WHAT NEEDS TO BE DONE:
Copy the lines from the start of the records below through the line containing "const boundaries = boundaryLabels.map((_, i)", both included, and leave out the pictures.
--------------------------------------------------
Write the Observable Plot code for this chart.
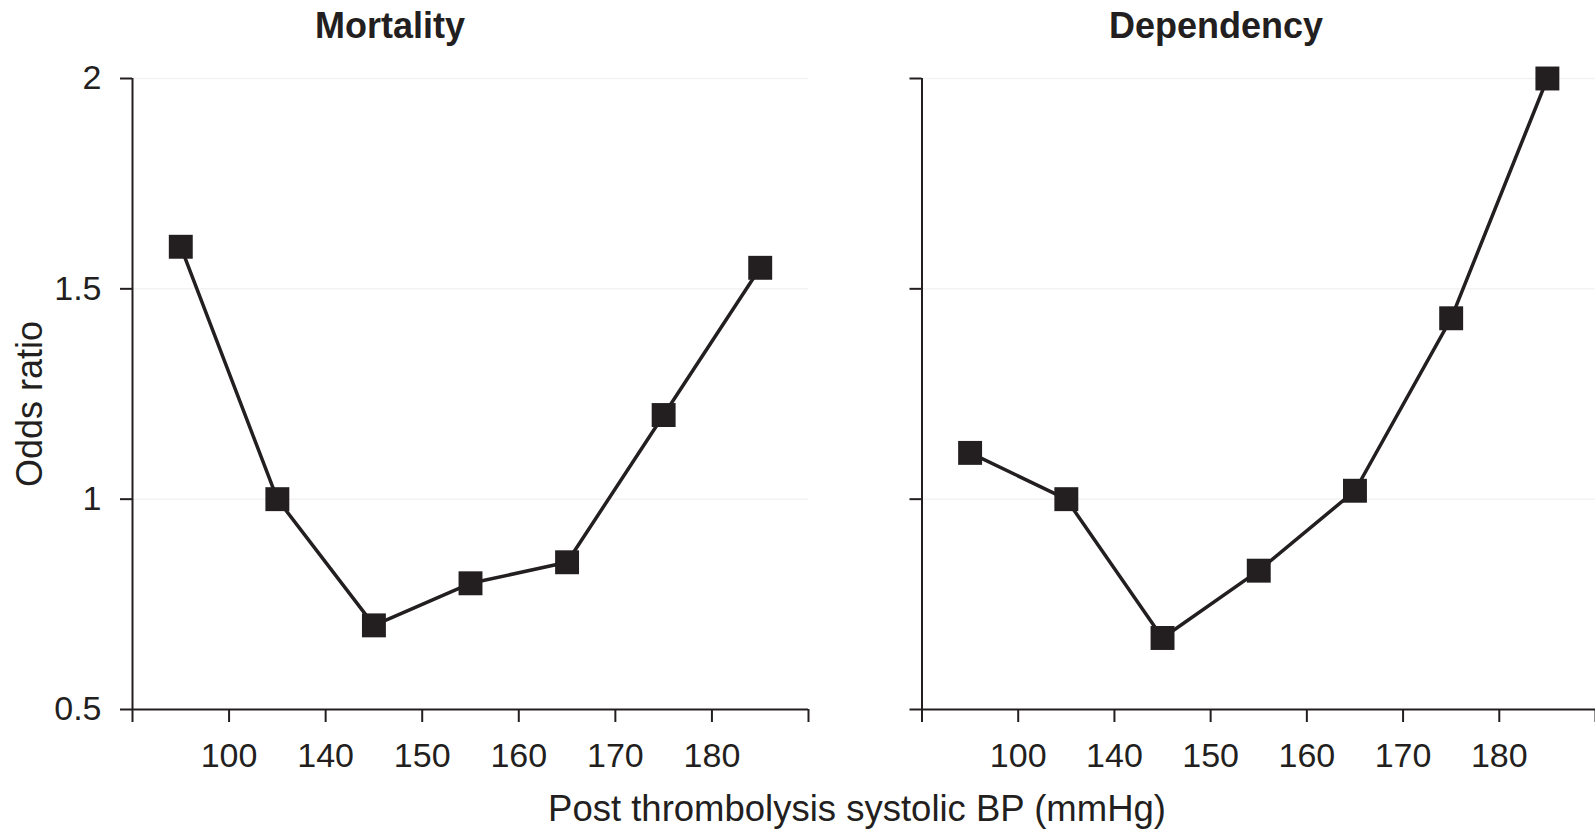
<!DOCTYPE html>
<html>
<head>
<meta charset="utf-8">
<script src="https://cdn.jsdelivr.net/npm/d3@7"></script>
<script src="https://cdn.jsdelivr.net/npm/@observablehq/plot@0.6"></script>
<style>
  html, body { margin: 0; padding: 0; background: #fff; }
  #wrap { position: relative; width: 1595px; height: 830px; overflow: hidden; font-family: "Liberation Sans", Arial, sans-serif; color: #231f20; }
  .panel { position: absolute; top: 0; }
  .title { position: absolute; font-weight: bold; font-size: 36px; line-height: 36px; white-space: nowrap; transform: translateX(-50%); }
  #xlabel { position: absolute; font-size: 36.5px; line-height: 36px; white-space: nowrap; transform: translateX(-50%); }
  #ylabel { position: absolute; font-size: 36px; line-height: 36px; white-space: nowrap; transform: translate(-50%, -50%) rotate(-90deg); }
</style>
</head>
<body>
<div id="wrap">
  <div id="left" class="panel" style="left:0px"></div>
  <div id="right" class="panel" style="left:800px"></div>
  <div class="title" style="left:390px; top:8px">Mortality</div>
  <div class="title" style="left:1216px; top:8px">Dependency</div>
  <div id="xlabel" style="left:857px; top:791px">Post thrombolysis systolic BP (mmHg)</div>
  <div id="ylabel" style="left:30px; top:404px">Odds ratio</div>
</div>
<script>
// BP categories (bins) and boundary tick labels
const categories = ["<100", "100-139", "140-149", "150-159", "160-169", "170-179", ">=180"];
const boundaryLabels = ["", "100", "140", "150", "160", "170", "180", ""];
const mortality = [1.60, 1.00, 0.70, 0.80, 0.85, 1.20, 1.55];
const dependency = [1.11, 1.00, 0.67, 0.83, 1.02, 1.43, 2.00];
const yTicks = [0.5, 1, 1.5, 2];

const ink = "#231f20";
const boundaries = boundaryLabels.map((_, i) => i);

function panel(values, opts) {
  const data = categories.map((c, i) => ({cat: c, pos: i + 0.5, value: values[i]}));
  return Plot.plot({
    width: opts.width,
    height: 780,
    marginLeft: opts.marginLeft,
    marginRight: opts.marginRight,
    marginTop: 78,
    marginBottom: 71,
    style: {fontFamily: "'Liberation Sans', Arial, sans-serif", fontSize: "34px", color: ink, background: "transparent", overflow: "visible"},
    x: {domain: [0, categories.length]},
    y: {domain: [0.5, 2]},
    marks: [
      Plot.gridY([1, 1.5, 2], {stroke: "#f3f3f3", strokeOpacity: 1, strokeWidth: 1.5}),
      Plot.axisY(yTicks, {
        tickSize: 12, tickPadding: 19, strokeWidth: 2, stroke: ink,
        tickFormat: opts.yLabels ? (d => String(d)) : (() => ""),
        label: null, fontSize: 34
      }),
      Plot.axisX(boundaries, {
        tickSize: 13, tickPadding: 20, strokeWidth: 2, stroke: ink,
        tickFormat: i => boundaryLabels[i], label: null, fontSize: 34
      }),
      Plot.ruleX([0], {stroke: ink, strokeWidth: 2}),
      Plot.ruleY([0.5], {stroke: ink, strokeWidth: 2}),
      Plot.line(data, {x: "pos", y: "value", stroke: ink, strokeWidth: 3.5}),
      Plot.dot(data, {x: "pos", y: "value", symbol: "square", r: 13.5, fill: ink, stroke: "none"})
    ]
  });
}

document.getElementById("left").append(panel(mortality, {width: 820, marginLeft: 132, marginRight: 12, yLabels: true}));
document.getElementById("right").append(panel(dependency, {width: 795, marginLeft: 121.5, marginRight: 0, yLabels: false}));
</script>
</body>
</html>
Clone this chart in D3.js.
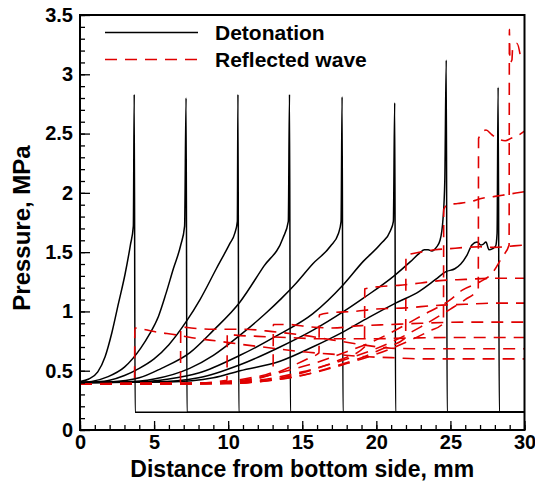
--------------------------------------------------
TASK SOLUTION:
Write the Observable Plot code for this chart.
<!DOCTYPE html>
<html>
<head>
<meta charset="utf-8">
<script src="https://cdn.jsdelivr.net/npm/d3@7"></script>
<script src="https://cdn.jsdelivr.net/npm/@observablehq/plot@0.6"></script>
<style>
  html, body { margin: 0; padding: 0; background: #fff; }
  #wrap { position: relative; width: 1595px; height: 830px; overflow: hidden; font-family: "Liberation Sans", Arial, sans-serif; color: #231f20; }
  .panel { position: absolute; top: 0; }
  .title { position: absolute; font-weight: bold; font-size: 36px; line-height: 36px; white-space: nowrap; transform: translateX(-50%); }
  #xlabel { position: absolute; font-size: 36.5px; line-height: 36px; white-space: nowrap; transform: translateX(-50%); }
  #ylabel { position: absolute; font-size: 36px; line-height: 36px; white-space: nowrap; transform: translate(-50%, -50%) rotate(-90deg); }
</style>
</head>
<body>
<div id="wrap">
  <div id="left" class="panel" style="left:0px"></div>
  <div id="right" class="panel" style="left:800px"></div>
  <div class="title" style="left:390px; top:8px">Mortality</div>
  <div class="title" style="left:1216px; top:8px">Dependency</div>
  <div id="xlabel" style="left:857px; top:791px">Post thrombolysis systolic BP (mmHg)</div>
  <div id="ylabel" style="left:30px; top:404px">Odds ratio</div>
</div>
<script>
// BP categories (bins) and boundary tick labels
const categories = ["<100", "100-139", "140-149", "150-159", "160-169", "170-179", ">=180"];
const boundaryLabels = ["", "100", "140", "150", "160", "170", "180", ""];
const mortality = [1.60, 1.00, 0.70, 0.80, 0.85, 1.20, 1.55];
const dependency = [1.11, 1.00, 0.67, 0.83, 1.02, 1.43, 2.00];
const yTicks = [0.5, 1, 1.5, 2];

const ink = "#231f20";
const boundaries = boundaryLabels.map((_, i) => i);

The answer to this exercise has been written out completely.